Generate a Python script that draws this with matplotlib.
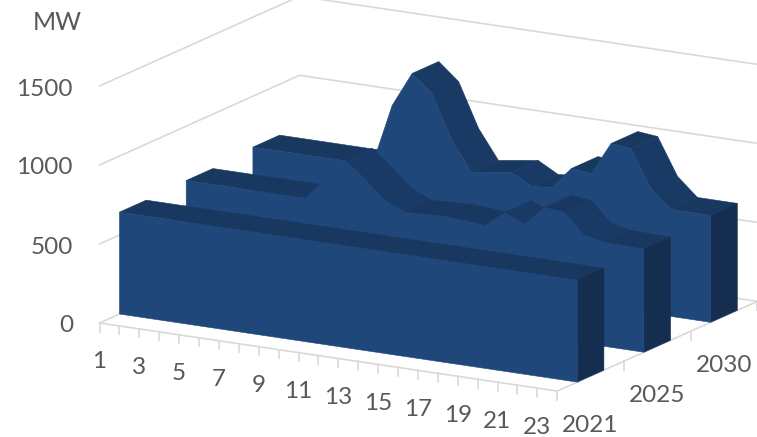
# -*- coding: utf-8 -*-
"""
Hourly load profile per year, drawn as a 3D ribbon area chart
"""
import matplotlib
matplotlib.use('Agg')
import matplotlib.pyplot as plt
from matplotlib.patches import Polygon

plt.rcParams['font.family'] = ['Lato', 'DejaVu Sans']

hours = list(range(1, 25))
hour_labels = list(range(1, 24, 2))
years = ['2021', '2025', '2030']
mw_ticks = [0, 500, 1000, 1500]

mw_2021 = [645, 645, 645, 645, 645, 645, 645, 645, 645, 645, 645, 645,
           645, 645, 645, 645, 645, 645, 645, 645, 645, 645, 645, 645]
mw_2025 = [656, 656, 656, 656, 656, 656, 656, 800, 934, 831, 717, 660,
           666, 672, 666, 652, 753, 696, 823, 810, 684, 658, 655, 652]
mw_2030 = [678, 678, 678, 678, 678, 678, 678, 1073, 1294, 1185, 908, 724,
           743, 761, 691, 703, 842, 829, 1038, 1025, 791, 677, 677, 677]
series = [mw_2021, mw_2025, mw_2030]

# oblique projection, everything in pixels
x0, y0 = 99.5, 323.0
hour_dx, hour_dy = 19.9, 2.96
year_dx, year_dy = 66.7, -29.9
mw_dy = -79.0 / 500.0

front_col = '#1F477A'
cap_col = '#152D4E'
flat_col = '#193860'
down_col = '#193A65'
up_col = '#1B3E6C'
grid_col = '#D9D9D9'
text_col = '#595959'


def proj(h, pos, mw=0.0):
    x = x0 + (h - 1) * hour_dx + pos * year_dx
    y = y0 + (h - 1) * hour_dy + pos * year_dy + mw * mw_dy
    return x, y


def top_colour(v1, v2):
    if abs(v2 - v1) < 25:
        return flat_col
    if v2 > v1:
        return up_col
    return down_col


def face(ax, pts, col, z):
    ax.add_patch(Polygon(pts, closed=True, facecolor=col, edgecolor=col,
                         linewidth=0.4, zorder=z))


fig = plt.figure(figsize=(7.57, 4.37), dpi=100)
ax = fig.add_axes([0, 0, 1, 1])
ax.set_xlim(0, 757)
ax.set_ylim(437, 0)
ax.axis('off')

# side wall and back wall gridlines
for m in mw_ticks:
    xa, ya = proj(1, 0, m)
    xb, yb = proj(1, 3, m)
    xc, yc = proj(24, 3, m)
    ax.plot([xa, xb, xc], [ya, yb, yc], color=grid_col, lw=1.2, zorder=1)

# floor edges with their ticks
xa, ya = proj(24, 0)
xb, yb = proj(24, 3)
xc, yc = proj(1, 0)
ax.plot([xc, xa, xb], [yc, ya, yb], color=grid_col, lw=1.2, zorder=1)
for h in hours:
    xa, ya = proj(h, 0)
    ax.plot([xa, xa], [ya, ya + 8.5], color=grid_col, lw=1.2, zorder=1)
for p in range(len(years)):
    xa, ya = proj(24, p + 1)
    ax.plot([xa, xa], [ya, ya + 8.5], color=grid_col, lw=1.2, zorder=1)

# back series first; inside a ribbon go from left to right, front face last
z = 2
for p in range(len(series) - 1, -1, -1):
    vals = series[p]
    front = p + 0.3
    back = p + 0.7
    run = []
    run_col = None
    for i in range(len(hours) - 1):
        a = proj(hours[i], front, vals[i])
        b = proj(hours[i + 1], front, vals[i + 1])
        # skip the quads turned away from the viewer
        slope = (b[1] - a[1]) / (b[0] - a[0])
        col = top_colour(vals[i], vals[i + 1])
        if slope < year_dy / year_dx:
            col = None
        # neighbouring quads of one colour go in a single polygon, no seams
        if col != run_col and run:
            pts = [proj(hours[k], front, vals[k]) for k in run]
            pts += [proj(hours[k], back, vals[k]) for k in reversed(run)]
            face(ax, pts, run_col, z)
            run = []
        run_col = col
        if col is not None:
            if not run:
                run.append(i)
            run.append(i + 1)
    if run:
        pts = [proj(hours[k], front, vals[k]) for k in run]
        pts += [proj(hours[k], back, vals[k]) for k in reversed(run)]
        face(ax, pts, run_col, z)
    last = hours[-1]
    face(ax, [proj(last, front), proj(last, back), proj(last, back, vals[-1]),
              proj(last, front, vals[-1])], cap_col, z + 0.1)
    outline = [proj(hours[0], front)]
    outline += [proj(h, front, v) for h, v in zip(hours, vals)]
    outline.append(proj(last, front))
    face(ax, outline, front_col, z + 0.2)
    z += 1

# labels
for m in mw_ticks:
    xa, ya = proj(1, 0, m)
    ax.text(73, ya + 3, str(m), color=text_col, fontsize=17.5, ha='right', va='center')
ax.text(57, 23, 'MW', color=text_col, fontsize=18, ha='center', va='center')
for h in hour_labels:
    xa, ya = proj(h, 0)
    ax.text(xa, ya + 39, str(h), color=text_col, fontsize=17.5, ha='center', va='center')
for p in range(len(years)):
    xa, ya = proj(24, p + 0.5)
    ax.text(xa, ya + 49.5, years[p], color=text_col, fontsize=17.5, ha='center', va='center')

fig.savefig('out.png', dpi=100)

- - - -

TASK:
Quote the data above in full, leaving out the pictures it holds.

REPLY TO THE EXERCISE:
Generate a Python script that draws this with matplotlib.
# -*- coding: utf-8 -*-
"""
Hourly load profile per year, drawn as a 3D ribbon area chart
"""
import matplotlib
matplotlib.use('Agg')
import matplotlib.pyplot as plt
from matplotlib.patches import Polygon

plt.rcParams['font.family'] = ['Lato', 'DejaVu Sans']

hours = list(range(1, 25))
hour_labels = list(range(1, 24, 2))
years = ['2021', '2025', '2030']
mw_ticks = [0, 500, 1000, 1500]

mw_2021 = [645, 645, 645, 645, 645, 645, 645, 645, 645, 645, 645, 645,
           645, 645, 645, 645, 645, 645, 645, 645, 645, 645, 645, 645]
mw_2025 = [656, 656, 656, 656, 656, 656, 656, 800, 934, 831, 717, 660,
           666, 672, 666, 652, 753, 696, 823, 810, 684, 658, 655, 652]
mw_2030 = [678, 678, 678, 678, 678, 678, 678, 1073, 1294, 1185, 908, 724,
           743, 761, 691, 703, 842, 829, 1038, 1025, 791, 677, 677, 677]
series = [mw_2021, mw_2025, mw_2030]

# oblique projection, everything in pixels
x0, y0 = 99.5, 323.0
hour_dx, hour_dy = 19.9, 2.96
year_dx, year_dy = 66.7, -29.9
mw_dy = -79.0 / 500.0

front_col = '#1F477A'
cap_col = '#152D4E'
flat_col = '#193860'
down_col = '#193A65'
up_col = '#1B3E6C'
grid_col = '#D9D9D9'
text_col = '#595959'


def proj(h, pos, mw=0.0):
    x = x0 + (h - 1) * hour_dx + pos * year_dx
    y = y0 + (h - 1) * hour_dy + pos * year_dy + mw * mw_dy
    return x, y


def top_colour(v1, v2):
    if abs(v2 - v1) < 25:
        return flat_col
    if v2 > v1:
        return up_col
    return down_col


def face(ax, pts, col, z):
    ax.add_patch(Polygon(pts, closed=True, facecolor=col, edgecolor=col,
                         linewidth=0.4, zorder=z))


fig = plt.figure(figsize=(7.57, 4.37), dpi=100)
ax = fig.add_axes([0, 0, 1, 1])
ax.set_xlim(0, 757)
ax.set_ylim(437, 0)
ax.axis('off')

# side wall and back wall gridlines
for m in mw_ticks:
    xa, ya = proj(1, 0, m)
    xb, yb = proj(1, 3, m)
    xc, yc = proj(24, 3, m)
    ax.plot([xa, xb, xc], [ya, yb, yc], color=grid_col, lw=1.2, zorder=1)

# floor edges with their ticks
xa, ya = proj(24, 0)
xb, yb = proj(24, 3)
xc, yc = proj(1, 0)
ax.plot([xc, xa, xb], [yc, ya, yb], color=grid_col, lw=1.2, zorder=1)
for h in hours:
    xa, ya = proj(h, 0)
    ax.plot([xa, xa], [ya, ya + 8.5], color=grid_col, lw=1.2, zorder=1)
for p in range(len(years)):
    xa, ya = proj(24, p + 1)
    ax.plot([xa, xa], [ya, ya + 8.5], color=grid_col, lw=1.2, zorder=1)

# back series first; inside a ribbon go from left to right, front face last
z = 2
for p in range(len(series) - 1, -1, -1):
    vals = series[p]
    front = p + 0.3
    back = p + 0.7
    run = []
    run_col = None
    for i in range(len(hours) - 1):
        a = proj(hours[i], front, vals[i])
        b = proj(hours[i + 1], front, vals[i + 1])
        # skip the quads turned away from the viewer
        slope = (b[1] - a[1]) / (b[0] - a[0])
        col = top_colour(vals[i], vals[i + 1])
        if slope < year_dy / year_dx:
            col = None
        # neighbouring quads of one colour go in a single polygon, no seams
        if col != run_col and run:
            pts = [proj(hours[k], front, vals[k]) for k in run]
            pts += [proj(hours[k], back, vals[k]) for k in reversed(run)]
            face(ax, pts, run_col, z)
            run = []
        run_col = col
        if col is not None:
            if not run:
                run.append(i)
            run.append(i + 1)
    if run:
        pts = [proj(hours[k], front, vals[k]) for k in run]
        pts += [proj(hours[k], back, vals[k]) for k in reversed(run)]
        face(ax, pts, run_col, z)
    last = hours[-1]
    face(ax, [proj(last, front), proj(last, back), proj(last, back, vals[-1]),
              proj(last, front, vals[-1])], cap_col, z + 0.1)
    outline = [proj(hours[0], front)]
    outline += [proj(h, front, v) for h, v in zip(hours, vals)]
    outline.append(proj(last, front))
    face(ax, outline, front_col, z + 0.2)
    z += 1

# labels
for m in mw_ticks:
    xa, ya = proj(1, 0, m)
    ax.text(73, ya + 3, str(m), color=text_col, fontsize=17.5, ha='right', va='center')
ax.text(57, 23, 'MW', color=text_col, fontsize=18, ha='center', va='center')
for h in hour_labels:
    xa, ya = proj(h, 0)
    ax.text(xa, ya + 39, str(h), color=text_col, fontsize=17.5, ha='center', va='center')
for p in range(len(years)):
    xa, ya = proj(24, p + 0.5)
    ax.text(xa, ya + 49.5, years[p], color=text_col, fontsize=17.5, ha='center', va='center')

fig.savefig('out.png', dpi=100)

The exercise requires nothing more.